Each serving contains

  • Energy

    325kj
    79kcal
    2%
  • Fat

    4g 5%
  • Saturates

    1g 3%
  • Sugars

    7g 8%
  • Salt

    0.1g 1%

of the reference intake
Carbohydrate 8g Protein 1.6g Fibre 3g

Method

  1. In a large saucepan, heat the olive oil over a medium-high heat. Fry the onions for 5-8 mins until translucent and softened.

  2. Stir in the garlic, celery and carrots, and cook for another 5 mins. Add the red peppers and courgette, then the tinned tomatoes and bring to a simmer. Cover and cook, stirring occasionally, for 20 mins until thickened. Stir in the Tabasco to taste.
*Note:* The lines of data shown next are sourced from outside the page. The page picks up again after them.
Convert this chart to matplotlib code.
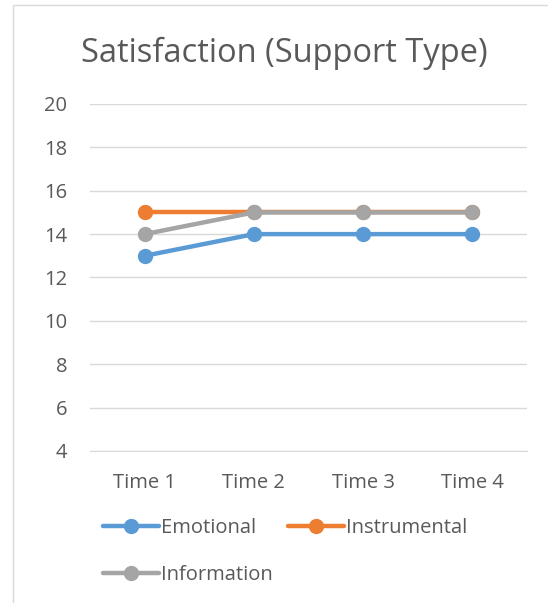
import matplotlib
matplotlib.use("Agg")
import matplotlib.pyplot as plt
from matplotlib.patches import Rectangle

categories = ["Time 1", "Time 2", "Time 3", "Time 4"]
emotional = [13, 14, 14, 14]
instrumental = [15, 15, 15, 15]
information = [14, 15, 15, 15]
y_ticks = [4, 6, 8, 10, 12, 14, 16, 18, 20]

series = [
    ("Emotional", emotional, "#5B9BD5"),
    ("Instrumental", instrumental, "#ED7D31"),
    ("Information", information, "#A5A5A5"),
]

plt.rcParams["font.family"] = ["Open Sans", "DejaVu Sans"]
text_color = "#595959"
grid_color = "#D9D9D9"

fig = plt.figure(figsize=(5.48, 6.03), dpi=100)
fig.patch.set_facecolor("white")

# chart frame
fig.patches.append(Rectangle((13 / 548, -0.01), 1.0, 1 - 5 / 603 + 0.01,
                             transform=fig.transFigure, fill=False,
                             edgecolor="#D9D9D9", linewidth=1.0))

ax = fig.add_axes([90 / 548, 152 / 603, 437 / 548, 347 / 603])
x = list(range(len(categories)))
lines = {}
for name, vals, color in series:
    (ln,) = ax.plot(x, vals, color=color, linewidth=3.2, marker="o",
                    markersize=10, label=name, solid_capstyle="round",
                    zorder=3)
    lines[name] = ln

ax.set_xlim(-0.5, len(categories) - 0.5)
ax.set_ylim(4, 20)
ax.set_yticks(y_ticks)
ax.set_xticks(x)
ax.set_xticklabels(categories)
ax.grid(axis="y", color=grid_color, linewidth=1.0)
ax.set_axisbelow(True)
for side in ["top", "right", "left"]:
    ax.spines[side].set_visible(False)
ax.spines["bottom"].set_color(grid_color)
ax.tick_params(axis="both", length=0, labelsize=14.5, colors=text_color)
ax.tick_params(axis="x", pad=16)
ax.tick_params(axis="y", pad=16.5)

fig.text(284 / 548, 1 - 53 / 603, "Satisfaction (Support Type)",
         ha="center", va="center", fontsize=23.5, color=text_color)

# legend fills column-wise: first column Emotional/Information, second Instrumental
order = ["Emotional", "Information", "Instrumental"]
leg = fig.legend([lines[n] for n in order], order,
                 loc="upper left", bbox_to_anchor=(95 / 548, 1 - 510 / 603),
                 ncol=2, frameon=False, fontsize=14.5, handlelength=2.78,
                 handletextpad=0.1, columnspacing=0.75, labelspacing=1.35,
                 borderaxespad=0)
for t in leg.get_texts():
    t.set_color(text_color)

fig.savefig("out.png", dpi=100)
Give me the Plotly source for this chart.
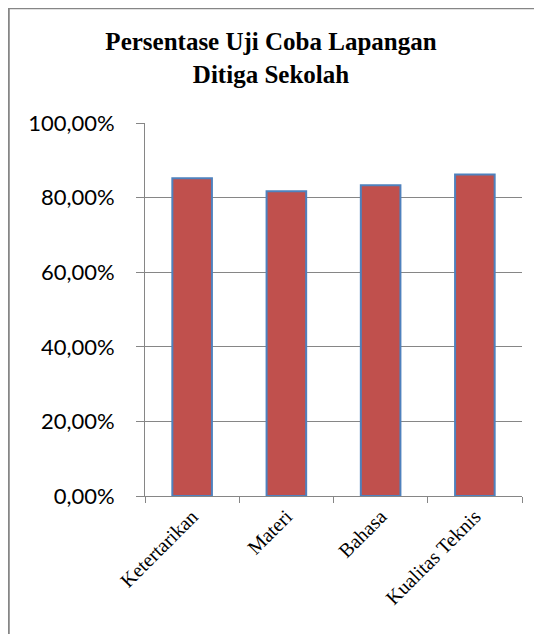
import plotly.graph_objects as go

# data
categories = ['Ketertarikan', 'Materi', 'Bahasa', 'Kualitas Teknis']
percentages = [0.852, 0.817, 0.833, 0.862]
y_ticks = [0, 0.2, 0.4, 0.6, 0.8, 1.0]

GRAY = '#868686'
SERIF = 'Liberation Serif, Times New Roman, serif'

fig = go.Figure()
fig.add_trace(go.Bar(
    x=categories,
    y=percentages,
    marker=dict(color='#C0504D', line=dict(color='#4F81BD', width=2)),
    showlegend=False,
))

# the page adds an 8px body margin, so margins are measured from there
fig.update_layout(
    width=542,
    height=634,
    margin=dict(l=137, r=28, t=115, b=146),
    paper_bgcolor='white',
    plot_bgcolor='white',
    separators=',.',
    bargap=0.58,
    title=dict(
        text='<b>Persentase Uji Coba Lapangan<br>Ditiga Sekolah</b>',
        x=263 / 542, xref='container', xanchor='center',
        y=1 - 42 / 634, yref='container', yanchor='top',
        font=dict(family=SERIF, size=25, color='black'),
    ),
)

fig.update_yaxes(
    range=[0, 1],
    tickvals=y_ticks,
    tickformat='.2%',
    showgrid=True, gridcolor=GRAY, gridwidth=1,
    showline=True, linecolor=GRAY, linewidth=1,
    ticks='outside', ticklen=8, tickcolor=GRAY,
    ticklabelstandoff=17,
    zeroline=False,
    tickfont=dict(family='Lato', size=22, color='black'),
)

fig.update_xaxes(
    showline=True, linecolor=GRAY, linewidth=1,
    ticks='outside', ticklen=6, tickcolor=GRAY,
    tickson='boundaries',
    tickangle=-45,
    tickfont=dict(family=SERIF, size=20, color='black'),
)

# outer chart-area frame (only its left and top edges fall inside the picture)
fig.add_shape(
    type='rect', xref='paper', yref='paper',
    x0=-0.362, x1=1.2, y0=-0.5, y1=1.308,
    line=dict(color=GRAY, width=2.5),
    layer='below',
)

fig.write_html('out.html')
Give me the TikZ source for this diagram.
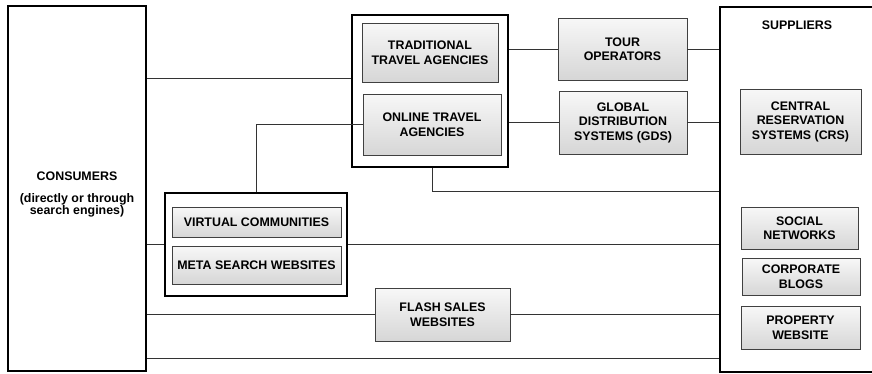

Whizz to make a smooth sauce, if you like.

  3. Allow the sauce to cool before freezing for up to 3 months or placing in the fridge for 3 days, or continue with the sauce recipe of your choice.

Tip: One batch of sauce is enough to make these three quick and easy weeknight dinners: spicy sausage and hot honey pizza, chicken arrabbiata pasta and vegetarian black bean chilli.